В детстве Млеткын обладал прекрасным зрением, будто его глаза были оснащены увеличительными стеклами, которые он видел в Сан-Франциско. Он различал каждую травинку, каждый стебелек, каждую ледяную иголку на тающем айсберге. Он мог издали узнать человека по походке, по звуку его шагов, по приглушенному голосу и даже по запаху. Память у него была тоже необыкновенной. Он знал множество древних преданий и сказок.
Одряхлевший шаман Айе заметил одаренного мальчика и приблизил его к себе. Он часто брал его в дальние прогулки по холмам, показывал травы и листья, которые обладали исцеляющими свойствами. Беседы Айе касались и умения предсказывать погоду по цвету и виду облаков, по направлению их движения, по ветру, его силе и запаху, по освещению вершин дальних и ближних гор. Направление морского течения, как оказалось, легко можно узнать по цвету самой воды, по плавающим в ней определенного вида медузам и креветкам. Точно так же можно было предсказывать приближение ледовых полей… Цепкая память Млеткына схватывала все мгновенно.
В будущем Млеткына ждали большие испытания. Но перед тем как приступить к ним, Айе напрямик спросил парня, хочет ли он получить шаманскую силу? Млеткын ответил не сразу, да и старый шаман не требовал немедленного ответа. Ровным и тихим голосом он говорил о том, что над людьми можно властвовать и простой физической силой, и силой своего богатства, и силой умственного превосходства — шаманской силой.
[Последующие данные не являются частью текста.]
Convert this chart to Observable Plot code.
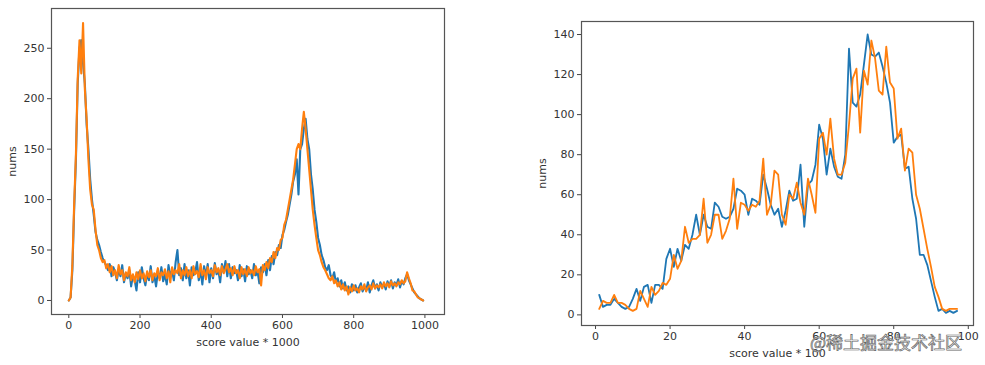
<!DOCTYPE html>
<html><head><meta charset="utf-8">
<script src="https://cdn.jsdelivr.net/npm/d3@7"></script>
<script src="https://cdn.jsdelivr.net/npm/@observablehq/plot@0.6"></script>
<style>
body{margin:0;background:#fff;width:985px;height:365px;position:relative;overflow:hidden;font-family:"DejaVu Sans",sans-serif}
#left{position:absolute;left:0;top:0}
#right{position:absolute;left:520px;top:0}
#wm{position:absolute;left:810px;top:330px;font-size:17px;line-height:24px;font-family:"Noto Sans CJK SC";color:#fff;-webkit-text-stroke:0.7px #666;white-space:nowrap}
</style></head><body>
<div id="left"></div><div id="right"></div><div id="wm">@稀土掘金技术社区</div>
<script>
// Left panel: score value * 1000, sampled every 5 units (0..995)
const leftStep = 5;
const leftBlue = [0,3,30,90,140,215,250,258,235,215,175,150,120,100,85,68,60,55,48,42,
38,35,30,36,24,33,28,20,31,24,35,18,27,22,30,14,25,20,10,28,
18,33,22,15,27,20,34,18,25,14,28,22,33,19,26,16,35,24,30,20,
38,50,25,32,20,36,22,30,15,33,25,28,38,20,30,16,34,24,36,18,
32,22,37,26,30,18,36,28,39,24,36,22,33,27,30,20,35,24,31,19,
34,26,30,22,36,25,29,17,33,28,36,25,40,30,44,36,48,45,55,52,
65,70,78,85,95,105,118,125,140,105,150,155,170,180,160,150,125,110,90,78,
62,55,45,40,33,30,35,25,22,28,18,22,14,20,12,18,10,14,8,16,
10,15,8,13,17,9,14,10,18,8,15,20,12,16,10,18,13,17,11,19,
14,20,12,18,15,21,13,19,16,22,26,20,16,12,8,6,4,2,1,0];
const leftOrange = [0,3,35,95,145,220,258,225,275,210,180,140,110,95,90,70,55,50,42,38,
40,32,36,28,34,25,30,22,35,26,30,20,28,24,33,20,26,18,28,21,
30,22,27,19,29,23,30,20,27,24,32,20,28,25,31,22,29,18,33,26,
30,27,36,22,30,25,33,24,30,22,34,26,29,23,36,25,30,21,33,27,
30,24,35,28,32,25,34,27,31,36,28,32,25,34,27,30,22,33,26,31,
24,33,27,30,25,34,28,31,15,35,30,38,32,42,38,48,42,52,50,60,
62,75,80,90,100,110,120,135,150,155,150,170,187,170,150,130,110,90,75,62,
50,45,38,33,30,26,22,20,24,17,20,14,18,11,16,10,14,6,13,9,
15,10,12,8,14,11,16,9,13,15,11,17,12,15,13,16,12,18,14,17,
13,19,15,17,14,18,16,20,17,19,28,22,17,10,9,6,3,2,1,0];
const leftXTicks = [0,200,400,600,800,1000];
const leftYTicks = [0,50,100,150,200,250];

// Right panel: score value * 100, x = 1..97
const rightStart = 1;
const rightBlue = [10,4,5,5,8,6,4,3,4,8,
13,7,14,15,6,15,15,13,28,33,
24,33,27,35,33,40,50,40,50,44,
43,56,54,49,48,49,53,63,62,60,
50,58,57,55,70,63,55,50,53,44,
52,62,57,58,75,44,65,67,75,95,
88,70,83,74,69,68,80,133,106,104,
110,125,140,130,129,131,124,116,106,86,
89,90,73,74,58,48,30,30,25,17,
9,2,3,1,2,1,2];
const rightOrange = [3,7,6,6,10,6,6,5,3,2,
3,12,8,4,14,10,12,16,15,18,
30,23,27,44,36,38,38,40,58,36,
40,50,50,38,42,48,68,43,56,55,
52,55,54,57,78,50,55,72,70,50,
45,60,58,66,56,50,68,60,51,88,
91,80,98,78,70,70,76,95,118,123,
91,122,115,137,128,112,110,134,116,113,
88,93,72,83,81,60,53,43,33,24,
14,9,3,2,3,3,3];
const rightXTicks = [0,20,40,60,80,100];
const rightYTicks = [0,20,40,60,80,100,120,140];

const BLUE = "#1f77b4", ORANGE = "#ff7f0e";

const leftB = leftBlue.map((v,i)=>({x:i*leftStep, y:v}));
const leftO = leftOrange.map((v,i)=>({x:i*leftStep, y:v}));
const rightB = rightBlue.map((v,i)=>({x:i+rightStart, y:v}));
const rightO = rightOrange.map((v,i)=>({x:i+rightStart, y:v}));

const style = {fontFamily:"DejaVu Sans", fontSize:"11px", color:"#333", background:"transparent", overflow:"visible"};

function panel({width, ml, mr, mt, mb, xd, yd, xt, yt, xl, b, o, sw, lo}) {
  return Plot.plot({
    width, height:365, marginLeft:ml, marginRight:mr, marginTop:mt, marginBottom:mb,
    style,
    x:{domain:xd}, y:{domain:yd},
    marks:[
      Plot.line(b,{x:"x",y:"y",stroke:BLUE,strokeWidth:sw}),
      Plot.line(o,{x:"x",y:"y",stroke:ORANGE,strokeWidth:sw}),
      Plot.axisX({ticks:xt, tickFormat:d=>String(d), tickSize:4, tickPadding:3, stroke:"#444", label:xl, labelAnchor:"center", labelArrow:"none", labelOffset:31}),
      Plot.axisY({ticks:yt, tickFormat:d=>String(d), tickSize:4, tickPadding:3, stroke:"#444", label:"nums", labelAnchor:"center", labelArrow:"none", labelOffset:lo}),
      Plot.frame({stroke:"#555", strokeWidth:1.2})
    ]
  });
}

document.getElementById("left").append(panel({
  width:460, ml:51, mr:16, mt:8, mb:51,
  xd:[-48.6,1055], yd:[-13.9,289.4], xt:leftXTicks, yt:leftYTicks,
  xl:"score value * 1000", b:leftB, o:leftO, sw:2.1, lo:43
}));
document.getElementById("right").append(panel({
  width:465, ml:61, mr:12, mt:21, mb:40,
  xd:[-3.76,101.4], yd:[-5.3,146.5], xt:rightXTicks, yt:rightYTicks,
  xl:"score value * 100", b:rightB, o:rightO, sw:1.8, lo:43
}));
</script>
</body></html>
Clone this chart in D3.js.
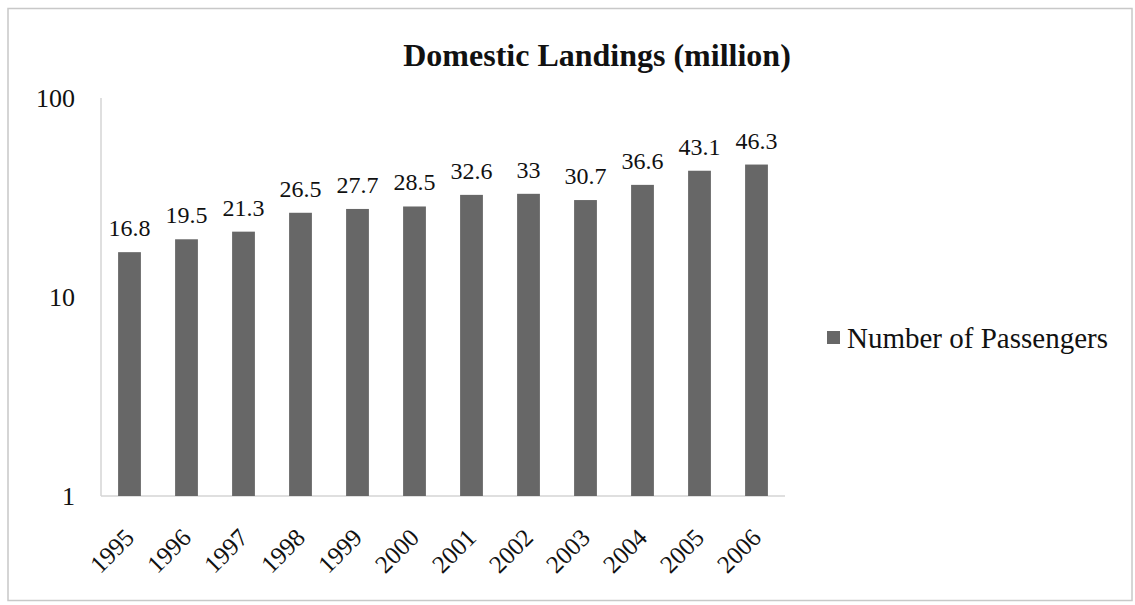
<!DOCTYPE html>
<html><head><meta charset="utf-8">
<script src="https://cdn.jsdelivr.net/npm/d3@7"></script>
<style>body{margin:0;background:#fff}svg{display:block}text{font-family:"Liberation Serif","Times New Roman",serif;fill:#111}</style>
</head><body><svg id="c" width="1135" height="605"></svg>
<script>
const categories = ["1995","1996","1997","1998","1999","2000","2001","2002","2003","2004","2005","2006"];
const passengers = [16.8,19.5,21.3,26.5,27.7,28.5,32.6,33,30.7,36.6,43.1,46.3];
const valueLabels = ["16.8","19.5","21.3","26.5","27.7","28.5","32.6","33","30.7","36.6","43.1","46.3"];
const yTicks = [1,10,100];
const seriesName = "Number of Passengers";
const title = "Domestic Landings (million)";

const svg = d3.select("#c");
svg.append("rect").attr("x",8).attr("y",8.5).attr("width",1124).attr("height",592)
  .attr("fill","#fff").attr("stroke","#c8c8c8").attr("stroke-width",1.5);

const pL=101, pR=785, pT=98, pB=496;
const x = d3.scaleBand().domain(categories).range([pL,pR]).paddingInner(0.6).paddingOuter(0.3);
const y = d3.scaleLog().domain([1,100]).range([pB,pT]);

svg.append("text").attr("x",597).attr("y",66).attr("text-anchor","middle")
  .attr("font-weight","bold").attr("font-size",32).text(title);

svg.append("line").attr("x1",pL).attr("x2",pL).attr("y1",pT).attr("y2",pB).attr("stroke","#d4d4d4").attr("stroke-width",1.5);
svg.append("line").attr("x1",pL).attr("x2",pR).attr("y1",pB).attr("y2",pB).attr("stroke","#d4d4d4").attr("stroke-width",1.5);

svg.selectAll(".yt").data(yTicks).join("text").attr("class","yt")
  .attr("x",75).attr("y",d=>y(d)).attr("dy","0.35em").attr("text-anchor","end")
  .attr("font-size",26).text(d=>d);

svg.selectAll(".bar").data(passengers).join("rect").attr("class","bar")
  .attr("x",(d,i)=>x(categories[i])).attr("width",x.bandwidth())
  .attr("y",d=>y(d)).attr("height",d=>pB-y(d)).attr("fill","#676767");

svg.selectAll(".vl").data(passengers).join("text").attr("class","vl")
  .attr("x",(d,i)=>x(categories[i])+x.bandwidth()/2).attr("y",d=>y(d)-16)
  .attr("text-anchor","middle").attr("font-size",24).text((d,i)=>valueLabels[i]);

svg.selectAll(".xl").data(categories).join("text").attr("class","xl")
  .attr("transform",d=>`translate(${x(d)+x.bandwidth()/2},${pB+37}) rotate(-45)`)
  .attr("text-anchor","end").attr("dy","0.35em").attr("font-size",25).text(d=>d);

svg.append("rect").attr("x",827).attr("y",331).attr("width",13).attr("height",13).attr("fill","#676767");
svg.append("text").attr("x",847).attr("y",338).attr("dy","0.35em").attr("font-size",29).text(seriesName);
</script></body></html>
Несколько человек, сговорившись, могут победить одинокого богатыря; человека богатого не уважают, ему завидуют и втайне презирают, потому что в приобретении люди не всегда бывают честны… Самая лучшая сила — это третья: в ней много таинственного и необъяснимого, в ней многое зависит от природных данных человека, ниспосланных ему свыше, той великой силой, которую никто не видит, но ощущает и боится. Между этой силой и людьми стоит человек — энэныльын-шаман. Он не лекарь, не это у него главное. Все равно всех не исцелить, а кому назначено умереть — тот все равно должен уйти сквозь облака. Здесь распоряжается Высшая сила, и лучше не мешать ей. Главная забота энэныльына — облегчать жизнь живущим, помогать им и объяснять непонятное. Вера в себя и в свои силы — это залог того, что и тебе будут верить. А маленькая трещина может погубить все: самое страшное для энэныльына-шамана — когда от него отворачиваются люди.
И еще — огромной выносливостью должен обладать человек, решивший посвятить себя служению Великой силе.
Помнится, поздней осенью, когда на землю выпал первый снег, Млеткын ушел в тундру, в сторону Солнечного ручья. Он ушел в кухлянке с одним охотничьим ножом в кожаных ножнах на поясе. Он чувствовал в себе необыкновенную легкость, казалось, оттолкнись только посильней от земли и… взлетишь. У высокого обрыва, глядя на покрытую рябью поверхность океана, Млеткын усилием воли сдерживал себя, чтобы не прыгнуть, не воспарить над узкой полосой галечного берега, прижатого к отвесным скалам.
На второй день голодный Млеткын подкрался к полярной сове, свернул ей шею и съел сырую, сплевывая перья. Голод заставлял его искать мышиные кладовые, полные сладких кореньев, тронутую морозом морошку, не успевшие пожелтеть листья — ипъэт.